Tuesday, September 28, 2010

butch and george

we live in a little house in montgomery.  we play in the backyard, dressing up the dogs in clothes, cooking "soup" made from wild onions that grow in the backyard.
we give live performances in the kitchen, then later on the backporch after daddy has redone it and decided to keep the christmas lights on year round so we can have these "shows" at night.

we close the hallway door and make our side of the house a big play area. she gets in the hamper and we play post office.

years later, we move to georgia. we know no one. we do countless puzzles on the new hardwood floors.

sixteen months later, we move again. we spend six months having to share a room for the first time in a tiny apartment, and don't speak to each other after the first one.

i graduate high school. go off to college. come home to find that she has helped herself to stuff that wouldn't fit in my dorm room. she calls to tell me she got her drivers license, and i cry. she is growing up.

i graduate from college. get married. she is my maid of honor.

i move away. lose touch with everyone, including myself. i can't come to her college graduation. i cry on the phone while listening to them announce her name as she crosses to stage to accept her degree.

i move back. i visit her apartment. we giggle and reconnect.

i fall apart.

she rides with my father on saturdays to visit me at the creek. she sends me letters, telling me i am beautiful and strong.
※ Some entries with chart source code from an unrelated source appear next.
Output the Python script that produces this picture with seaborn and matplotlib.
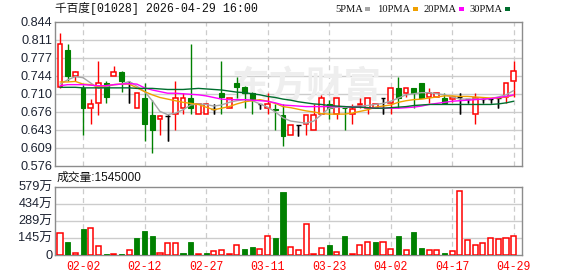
import numpy as np
import pandas as pd
import matplotlib
matplotlib.use("Agg")
import matplotlib.pyplot as plt
from matplotlib.patches import Rectangle
import seaborn as sns

# ---------------- data ----------------
title = "千百度[01028] 2026-04-29 16:00"
vol_header = "成交量:1545000"
date_labels = ["02-02", "02-12", "02-27", "03-11", "03-23", "04-02", "04-17", "04-29"]
date_pos = [3, 11, 19, 27, 35, 43, 51, 59]
price_tick_labels = ["0.576", "0.609", "0.643", "0.676", "0.710", "0.744", "0.777", "0.811", "0.844"]
vol_tick_labels = ["0", "145万", "289万", "434万", "579万"]
vol_max = 5790000

opens = [0.722, 0.792, 0.743, 0.720, 0.683, 0.692, 0.731, 0.743, 0.751, 0.731,
         0.683, 0.702, 0.671, 0.663, 0.669, 0.672, 0.683, 0.702, 0.672, 0.672,
         0.681, 0.711, 0.683, 0.731, 0.722, 0.712, 0.690, 0.683, 0.681, 0.670,
         0.633, 0.651, 0.653, 0.643, 0.672, 0.690, 0.672, 0.684, 0.672, 0.689,
         0.684, 0.684, 0.702, 0.692, 0.720, 0.712, 0.720, 0.731, 0.704, 0.704,
         0.702, 0.700, 0.704, 0.700, 0.672, 0.700, 0.700, 0.702, 0.703, 0.733]
highs = [0.824, 0.803, 0.752, 0.727, 0.701, 0.771, 0.733, 0.762, 0.753, 0.733,
         0.711, 0.731, 0.699, 0.671, 0.671, 0.733, 0.711, 0.803, 0.690, 0.690,
         0.690, 0.771, 0.702, 0.741, 0.724, 0.714, 0.691, 0.712, 0.690, 0.690,
         0.651, 0.651, 0.670, 0.690, 0.708, 0.698, 0.702, 0.684, 0.690, 0.702,
         0.702, 0.691, 0.702, 0.720, 0.741, 0.720, 0.720, 0.731, 0.720, 0.711,
         0.711, 0.704, 0.711, 0.700, 0.711, 0.702, 0.700, 0.702, 0.731, 0.771]
lows = [0.720, 0.733, 0.733, 0.633, 0.653, 0.671, 0.692, 0.743, 0.714, 0.692,
        0.683, 0.621, 0.600, 0.633, 0.621, 0.643, 0.672, 0.672, 0.672, 0.672,
        0.672, 0.672, 0.683, 0.702, 0.683, 0.672, 0.681, 0.672, 0.643, 0.612,
        0.633, 0.632, 0.633, 0.643, 0.672, 0.663, 0.663, 0.643, 0.653, 0.683,
        0.672, 0.684, 0.672, 0.672, 0.683, 0.703, 0.683, 0.702, 0.692, 0.704,
        0.692, 0.694, 0.672, 0.692, 0.653, 0.692, 0.692, 0.683, 0.692, 0.703]
closes = [0.803, 0.743, 0.751, 0.683, 0.690, 0.731, 0.703, 0.751, 0.733, 0.731,
          0.711, 0.653, 0.643, 0.669, 0.669, 0.702, 0.702, 0.683, 0.690, 0.690,
          0.681, 0.703, 0.702, 0.722, 0.712, 0.699, 0.690, 0.690, 0.680, 0.632,
          0.651, 0.651, 0.670, 0.670, 0.702, 0.684, 0.702, 0.683, 0.681, 0.691,
          0.702, 0.691, 0.702, 0.720, 0.702, 0.720, 0.712, 0.702, 0.711, 0.711,
          0.692, 0.704, 0.704, 0.700, 0.702, 0.700, 0.700, 0.702, 0.731, 0.753]

ma5 = [0.728, 0.736, 0.742, 0.740, 0.730, 0.720, 0.723, 0.727, 0.728, 0.733,
       0.724, 0.714, 0.697, 0.677, 0.671, 0.674, 0.680, 0.689, 0.691, 0.690,
       0.687, 0.689, 0.694, 0.697, 0.699, 0.697, 0.691, 0.685, 0.676, 0.665,
       0.659, 0.657, 0.655, 0.659, 0.671, 0.683, 0.685, 0.686, 0.686, 0.687,
       0.688, 0.690, 0.692, 0.696, 0.702, 0.708, 0.710, 0.712, 0.712, 0.710,
       0.708, 0.704, 0.700, 0.700, 0.700, 0.700, 0.701, 0.704, 0.708, 0.716]
ma10 = [0.732, 0.732, 0.733, 0.728, 0.727, 0.723, 0.725, 0.727, 0.728, 0.728,
        0.721, 0.714, 0.708, 0.703, 0.700, 0.697, 0.694, 0.692, 0.690, 0.685,
        0.680, 0.683, 0.686, 0.691, 0.695, 0.697, 0.699, 0.696, 0.692, 0.686,
        0.684, 0.681, 0.678, 0.676, 0.673, 0.672, 0.672, 0.672, 0.674, 0.677,
        0.680, 0.685, 0.687, 0.689, 0.694, 0.697, 0.699, 0.700, 0.702, 0.704,
        0.706, 0.706, 0.705, 0.705, 0.704, 0.703, 0.702, 0.702, 0.704, 0.707]
ma20 = [0.725, 0.727, 0.727, 0.727, 0.726, 0.725, 0.725, 0.727, 0.728, 0.729,
        0.728, 0.721, 0.717, 0.714, 0.711, 0.711, 0.710, 0.709, 0.708, 0.706,
        0.703, 0.700, 0.699, 0.699, 0.699, 0.698, 0.697, 0.696, 0.693, 0.689,
        0.688, 0.687, 0.686, 0.686, 0.686, 0.686, 0.686, 0.686, 0.685, 0.685,
        0.684, 0.683, 0.683, 0.683, 0.683, 0.684, 0.685, 0.687, 0.690, 0.692,
        0.694, 0.696, 0.697, 0.698, 0.699, 0.700, 0.701, 0.703, 0.705, 0.708]
ma30 = [0.722, 0.722, 0.722, 0.721, 0.721, 0.721, 0.721, 0.721, 0.721, 0.721,
        0.720, 0.720, 0.720, 0.719, 0.718, 0.718, 0.718, 0.719, 0.720, 0.719,
        0.718, 0.717, 0.715, 0.713, 0.712, 0.710, 0.708, 0.705, 0.703, 0.700,
        0.698, 0.695, 0.693, 0.691, 0.690, 0.688, 0.687, 0.686, 0.685, 0.685,
        0.684, 0.683, 0.683, 0.684, 0.685, 0.686, 0.688, 0.689, 0.690, 0.690,
        0.690, 0.690, 0.690, 0.690, 0.690, 0.690, 0.690, 0.691, 0.693, 0.696]

volumes_wan = [184.5, 108, 17, 221, 227, 71, 8.5, 5.7, 8.5, 37,
               145, 204, 162, 17, 99, 94, 17, 105, 8.5, 17,
               31, 40, 8.5, 82, 43, 68, 48, 159, 145, 531,
               65, 40, 261, 8.5, 57, 77, 20, 162, 8.5, 82,
               108, 108, 108, 48, 162, 40, 196, 57, 40, 40,
               17, 31, 542, 125, 82, 99, 142, 133, 142, 154.5]
vol_dir = list("rgrgrrgrgr" "gggrrrggrg" "rrrrggrrgg"
               "rrrrrgrgrr" "rgrrgrggrr" "grrrrrrrrr")

# ---------------- style ----------------
sns.set_theme(style="white")
plt.rcParams["font.family"] = ["Liberation Sans", "Noto Sans CJK SC"]

RED = "#ff0000"
GREEN = "#008000"
GRID = "#cccccc"
AX = "#8c8c8c"
MA_COLORS = {"5PMA": "#a6a6a6", "10PMA": "#f0a000", "20PMA": "#ff00ff", "30PMA": "#006e2e"}

W, H = 578, 276
fig = plt.figure(figsize=(W / 100, H / 100), dpi=100)
fig.patch.set_facecolor("white")

def fx(px):
    return px / W

def fy(py):
    return 1 - py / H

L, R = 55, 522
P_TOP, P_BOT = 22, 165.5
V_TOP, V_BOT = 186.7, 254.5
ax = fig.add_axes([fx(L), fy(P_BOT), fx(R - L), (P_BOT - P_TOP) / H])
axv = fig.add_axes([fx(L), fy(V_BOT), fx(R - L), (V_BOT - V_TOP) / H])

n = len(closes)
idx = np.arange(n)
df = pd.DataFrame({"i": idx, "open": opens, "high": highs, "low": lows, "close": closes,
                   "5PMA": ma5, "10PMA": ma10, "20PMA": ma20, "30PMA": ma30,
                   "vol": np.array(volumes_wan) * 1e4, "vdir": vol_dir})

pmin, pmax = 0.576, 0.844
xmin, xmax = -0.65, 60.08

for a in (ax, axv):
    a.set_facecolor("white")
    a.set_xlim(xmin, xmax)
    for s in ("left", "right", "top", "bottom"):
        a.spines[s].set_visible(True)
        a.spines[s].set_color(AX)
        a.spines[s].set_linewidth(1.0)
    for xp in date_pos:
        a.axvline(xp, color=GRID, lw=0.9, ls=(0, (4, 3)), zorder=0)

# price grid
ax.set_ylim(pmin, pmax)
pt = np.linspace(pmin, pmax, len(price_tick_labels))
ax.set_yticks(pt)
ax.set_yticklabels(price_tick_labels)
for y in pt[1:-1]:
    ax.axhline(y, color=GRID, lw=1.0, zorder=0)
ax.set_xticks([])
ax.tick_params(axis="y", length=0, pad=2, labelsize=9.2, labelcolor="#1e2433")

# candles
bw = 0.62
for r in df.itertuples():
    if r.close > r.open:
        col = RED
    elif r.close < r.open:
        col = GREEN
    else:
        col = "#000000"
    top, bot = max(r.open, r.close), min(r.open, r.close)
    if r.high > top:
        ax.vlines(r.i, top, r.high, color=col, lw=1.0, zorder=3)
    if r.low < bot:
        ax.vlines(r.i, r.low, bot, color=col, lw=1.0, zorder=3)
    if col == "#000000":
        ax.hlines(r.open, r.i - bw / 2, r.i + bw / 2, color=col, lw=1.0, zorder=4)
        ax.vlines(r.i, r.low, r.high, color=col, lw=1.0, zorder=3)
    elif col == RED:
        ax.bar(r.i, top - bot, bottom=bot, width=bw, facecolor="white", edgecolor=RED, lw=1.1, zorder=4)
    else:
        ax.bar(r.i, top - bot, bottom=bot, width=bw, facecolor=GREEN, edgecolor=GREEN, lw=0.8, zorder=4)

# moving averages
long = df.melt(id_vars="i", value_vars=list(MA_COLORS), var_name="ma", value_name="v")
sns.lineplot(data=long, x="i", y="v", hue="ma", palette=MA_COLORS, ax=ax, lw=1.0,
             legend=False, zorder=5, estimator=None)
ax.set_xlabel("")
ax.set_ylabel("")

# watermark
ax.text(0.54, 0.55, "东方财富", transform=ax.transAxes, ha="center", va="center",
        fontsize=27, color="#eeeeee", fontweight="bold", zorder=1,
        family=["Noto Sans CJK SC"])

# volume
axv.set_ylim(0, vol_max)
vt = np.linspace(0, vol_max, len(vol_tick_labels))
axv.set_yticks(vt)
axv.set_yticklabels(vol_tick_labels)
for y in vt[1:-1]:
    axv.axhline(y, color=GRID, lw=1.0, zorder=0)
for r in df.itertuples():
    if r.vdir == "r":
        axv.bar(r.i, r.vol, width=0.66, facecolor="white", edgecolor=RED, lw=1.1, zorder=3)
    else:
        axv.bar(r.i, r.vol, width=0.66, facecolor=GREEN, edgecolor=GREEN, lw=0.6, zorder=3)
axv.set_xticks(date_pos)
axv.set_xticklabels(date_labels, family=["Liberation Mono"], fontsize=8.3, color=RED)
axv.tick_params(axis="x", length=0, pad=4.5)
axv.tick_params(axis="y", length=0, pad=2, labelsize=9.2, labelcolor="#1e2433")
axv.set_xlabel("")
axv.set_ylabel("")

# header texts
fig.text(fx(55), fy(8.5), title, ha="left", va="center", fontsize=8.4,
         family=["Liberation Mono", "Noto Sans CJK SC"], color="#111111")
fig.text(fx(57), fy(177.3), vol_header, ha="left", va="center", fontsize=8.5,
         family=["Liberation Sans", "Noto Sans CJK SC"], color="#111111")

# legend
leg_items = [("5PMA", 363, 365), ("10PMA", 410, 413), ("20PMA", 457, 459), ("30PMA", 503, 505)]
for name, tx, sx in leg_items:
    fig.text(fx(tx), fy(9), name, ha="right", va="center", fontsize=7.6,
             family=["Liberation Serif"], color="#111111")
    fig.patches.append(Rectangle((fx(sx), fy(10.5)), fx(5), 3 / H, transform=fig.transFigure,
                                 facecolor=MA_COLORS[name], edgecolor="none"))

fig.savefig("out.png", dpi=100, facecolor="white")
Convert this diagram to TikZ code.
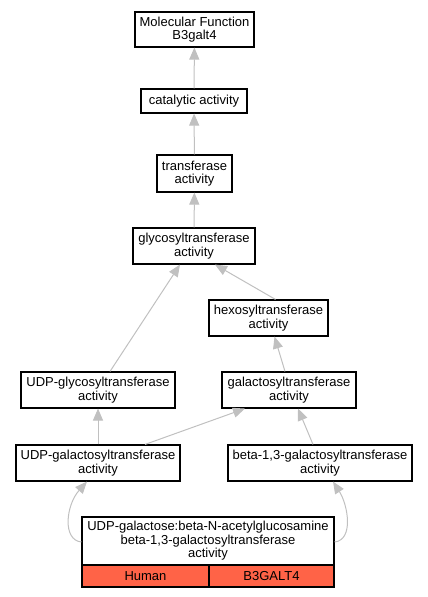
\documentclass[tikz,border=0pt]{standalone}
\usepackage{fontspec}
\setmainfont{Liberation Sans}
\usetikzlibrary{arrows.meta}
\definecolor{edgegray}{HTML}{C0C0C0}
\definecolor{tomatofill}{HTML}{FF6347}
\begin{document}
\begin{tikzpicture}[x=1pt,y=-1pt,
  term/.style={draw=black,line width=1.1pt,fill=white,inner sep=0pt,align=center,font=\fontsize{13}{13.5}\selectfont},
  rowcell/.style={draw=black,line width=1.1pt,fill=tomatofill,inner sep=0pt,align=center,font=\fontsize{13}{13.5}\selectfont,minimum height=22pt},
  isa/.style={draw=edgegray,line width=1pt,-{Triangle[length=12pt,width=10pt,fill=edgegray]}}]
\useasboundingbox (0,0) rectangle (428,597);
\node[term,minimum width=119pt,minimum height=35pt] (mf) at (194.5,29.5) {Molecular Function\\B3galt4};
\node[term,minimum width=106pt,minimum height=24pt] (cat) at (194,101) {catalytic activity};
\node[term,minimum width=75pt,minimum height=37pt] (tr) at (194.5,173.5) {transferase\\activity};
\node[term,minimum width=122pt,minimum height=36pt] (gly) at (194,246) {glycosyltransferase\\activity};
\node[term,minimum width=119pt,minimum height=36pt] (hex) at (268.5,318) {hexosyltransferase\\activity};
\node[term,minimum width=154pt,minimum height=36pt] (udpgly) at (98,390) {UDP-glycosyltransferase\\activity};
\node[term,minimum width=134pt,minimum height=36pt] (gal) at (289,390) {galactosyltransferase\\activity};
\node[term,minimum width=164pt,minimum height=36pt] (udpgal) at (98,463) {UDP-galactosyltransferase\\activity};
\node[term,minimum width=184pt,minimum height=36pt] (b13) at (320,463) {beta-1,3-galactosyltransferase\\activity};
\node[term,minimum width=252pt,minimum height=48pt] (bot) at (208,541) {UDP-galactose:beta-N-acetylglucosamine\\beta-1,3-galactosyltransferase\\activity};
\node[rowcell,minimum width=127pt] (human) at (145.5,576) {Human};
\node[rowcell,minimum width=125pt] (gene) at (271.5,576) {B3GALT4};
\draw[isa] ([xshift=7pt]hex.north) -- ([xshift=21pt]gly.south);
\draw[isa] (cat) -- (mf);
\draw[isa] (tr) -- (cat);
\draw[isa] (gly) -- (tr);
\draw[isa] ([xshift=12pt]udpgly.north) -- ([xshift=-14pt]gly.south);
\draw[isa] ([xshift=-4pt]gal.north) -- ([xshift=6pt]hex.south);
\draw[isa] (udpgal) -- (udpgly);
\draw[isa] ([xshift=47pt]udpgal.north) -- ([xshift=-44pt]gal.south);
\draw[isa] ([xshift=-7pt]b13.north) -- ([xshift=9pt]gal.south);
\draw[isa] ([yshift=-1pt]bot.west) .. controls (62,540) and (66,505) .. ([xshift=-11pt]udpgal.south);
\draw[isa] ([yshift=-1pt]bot.east) .. controls (354,540) and (348,505) .. ([xshift=13pt]b13.south);
\end{tikzpicture}
\end{document}
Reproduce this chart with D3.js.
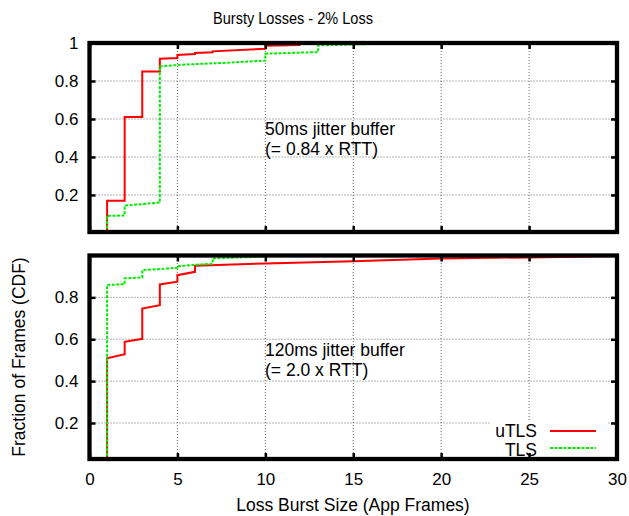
<!DOCTYPE html>
<html>
<head>
<meta charset="utf-8">
<script src="https://cdn.jsdelivr.net/npm/d3@7"></script>
<style>
  html, body { margin: 0; padding: 0; background: #fff; }
  svg { display: block; }
  text { font-family: "Liberation Sans", Arial, Helvetica, sans-serif; fill: #000; }
</style>
</head>
<body>
<svg id="chart" width="629" height="516"></svg>
<script>
// ---- data ----
const xTicks = [0, 5, 10, 15, 20, 25, 30];
const yTicksTop = [0.2, 0.4, 0.6, 0.8, 1];
const yTicksBottom = [0.2, 0.4, 0.6, 0.8];
const seriesNames = ["uTLS", "TLS"];

// Top panel: 50ms jitter buffer
const topUtlsX = [1, 1, 2, 2, 3, 3, 4, 4, 5, 5, 6, 6, 7, 7, 10, 10, 12];
const topUtlsY = [0, 0.17, 0.17, 0.61, 0.61, 0.85, 0.85, 0.917, 0.921, 0.937, 0.942, 0.947, 0.951, 0.956, 0.970, 0.985, 0.99];
const topTlsX = [1, 1, 2, 2, 4, 4, 5, 6, 7, 8, 9, 10, 10, 13, 13, 18];
const topTlsY = [0, 0.09, 0.092, 0.144, 0.16, 0.877, 0.884, 0.889, 0.893, 0.897, 0.902, 0.907, 0.944, 0.952, 0.987, 1.0];

// Bottom panel: 120ms jitter buffer
const botUtlsX = [1, 1, 2, 2, 3, 3, 4, 4, 5, 5, 6, 6, 10, 15, 20, 25, 30];
const botUtlsY = [0, 0.509, 0.528, 0.588, 0.602, 0.747, 0.763, 0.862, 0.875, 0.906, 0.922, 0.951, 0.962, 0.973, 0.986, 0.991, 0.998];
const botTlsX = [1, 1, 2, 2, 3, 3, 5, 5, 6, 7, 7, 10];
const botTlsY = [0, 0.859, 0.863, 0.891, 0.895, 0.930, 0.941, 0.948, 0.956, 0.960, 0.986, 0.995];

const titleText = "Bursty Losses - 2% Loss";
const xLabel = "Loss Burst Size (App Frames)";
const yLabel = "Fraction of Frames (CDF)";
const topNote = ["50ms jitter buffer", "(= 0.84 x RTT)"];
const botNote = ["120ms jitter buffer", "(= 2.0 x RTT)"];

// ---- layout ----
const svg = d3.select("#chart");
const X0 = 89.5, X1 = 617;
const x = d3.scaleLinear().domain([0, 30]).range([X0, X1]);

const panels = [
  { id: "top", y: d3.scaleLinear().domain([0.005, 1]).range([232, 43]), yTicks: yTicksTop,
    series: [[topUtlsX, topUtlsY], [topTlsX, topTlsY]], note: topNote, noteY: 135, xLabels: false },
  { id: "bot", y: d3.scaleLinear().domain([0.028, 1]).range([459, 255.5]), yTicks: yTicksBottom,
    series: [[botUtlsX, botUtlsY], [botTlsX, botTlsY]], note: botNote, noteY: 356, xLabels: true }
];

const colors = ["#ff0000", "#00ee00"];
const dashes = [null, "3,1.5"];

panels.forEach(p => {
  const y = p.y;
  const yTop = y.range()[1], yBot = y.range()[0];
  const g = svg.append("g");

  // clip
  svg.append("clipPath").attr("id", "clip-" + p.id)
    .append("rect").attr("x", X0).attr("y", yTop).attr("width", X1 - X0).attr("height", yBot - yTop);

  // grid
  const grid = g.append("g").attr("stroke", "#444").attr("stroke-width", 0.8)
    .attr("stroke-dasharray", "1,2").attr("fill", "none");
  x.ticks(6).filter(t => t > 0 && t < 30).forEach(t => {
    grid.append("line").attr("x1", x(t)).attr("x2", x(t)).attr("y1", yBot).attr("y2", yTop);
  });
  p.yTicks.filter(t => t < 1).forEach(t => {
    grid.append("line").attr("x1", X0).attr("x2", X1).attr("y1", y(t)).attr("y2", y(t));
  });

  // annotation
  const nt = g.append("text").attr("x", 265).attr("y", p.noteY).attr("font-size", 17.5);
  p.note.forEach((s, i) => nt.append("tspan").attr("x", 265).attr("dy", i === 0 ? 0 : 20).text(s));

  // legend box (bottom panel)
  if (p.xLabels) {
    g.append("rect").attr("x", 491).attr("y", 421).attr("width", 117).attr("height", 36).attr("fill", "#fff");
  }

  // series
  const line = d3.line().x(d => x(d[0])).y(d => y(d[1]));
  p.series.forEach((s, i) => {
    const pts = s[0].map((v, k) => [v, s[1][k]]);
    g.append("path").attr("d", line(pts)).attr("fill", "none")
      .attr("stroke", colors[i]).attr("stroke-width", 2)
      .attr("stroke-dasharray", dashes[i])
      .attr("clip-path", "url(#clip-" + p.id + ")");
  });

  // axes with inward ticks (using d3 axes, labels on outside)
  const yAxisL = d3.axisLeft(y).tickValues(p.yTicks).tickSize(-6).tickPadding(11).tickFormat(d3.format("~g"));
  const yAxisR = d3.axisRight(y).tickValues(p.yTicks).tickSize(-6).tickFormat("");
  const xAxisB = d3.axisBottom(x).tickValues(xTicks).tickSize(-6).tickPadding(14).tickFormat(p.xLabels ? d3.format("d") : "");
  const xAxisT = d3.axisTop(x).tickValues(xTicks).tickSize(-6).tickFormat("");

  const styleAxis = sel => {
    sel.select(".domain").remove();
    sel.selectAll(".tick line").attr("stroke", "#000").attr("stroke-width", 2.5);
    sel.selectAll(".tick text").attr("font-size", 17).attr("font-family", "Liberation Sans, Arial, sans-serif").attr("fill", "#000");
  };
  g.append("g").attr("transform", `translate(${X0},0)`).call(yAxisL).call(styleAxis);
  g.append("g").attr("transform", `translate(${X1},0)`).call(yAxisR).call(styleAxis);
  g.append("g").attr("transform", `translate(0,${yBot})`).call(xAxisB).call(styleAxis);
  g.append("g").attr("transform", `translate(0,${yTop})`).call(xAxisT).call(styleAxis);

  // frame
  g.append("rect").attr("x", X0).attr("y", yTop).attr("width", X1 - X0).attr("height", yBot - yTop)
    .attr("fill", "none").attr("stroke", "#000").attr("stroke-width", 4.3);

  // legend
  if (p.xLabels) {
    seriesNames.forEach((n, i) => {
      const ly = 431 + i * 19;
      g.append("text").attr("x", 537).attr("y", ly).attr("dy", "0.35em")
        .attr("text-anchor", "end").attr("font-size", 17.5).text(n);
      g.append("line").attr("x1", 550).attr("x2", 596).attr("y1", ly - (i ? 2 : 0)).attr("y2", ly - (i ? 2 : 0))
        .attr("stroke", colors[i]).attr("stroke-width", 2).attr("stroke-dasharray", dashes[i]);
    });
  }
});

// title and axis labels
svg.append("text").attr("x", 293).attr("y", 24).attr("text-anchor", "middle")
  .attr("font-size", 16.5).attr("textLength", 160).attr("lengthAdjust", "spacingAndGlyphs").text(titleText);
svg.append("text").attr("x", 353).attr("y", 511).attr("text-anchor", "middle")
  .attr("font-size", 17.5).text(xLabel);
svg.append("text").attr("transform", "translate(25,357) rotate(-90)").attr("text-anchor", "middle")
  .attr("font-size", 17.5).text(yLabel);
</script>
</body>
</html>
she is my baby sister. all grown up.

she dutifully plays maid of honor one last time, this time with an engagement ring on her hand and a smile on her heart.

aside from my parents, she has been my biggest cheerleader through life.

i get to walk down the aisle again on saturday. this time, as her matron of honor. i tell myself i won't cry, but i know i will. seeing her in her bridal gown has already brought me to tears in the salon.

i wish her and jacob all the happiness in the world.

maybe, one day, we'll both have little girls who can dress up their dogs and make onion soup together.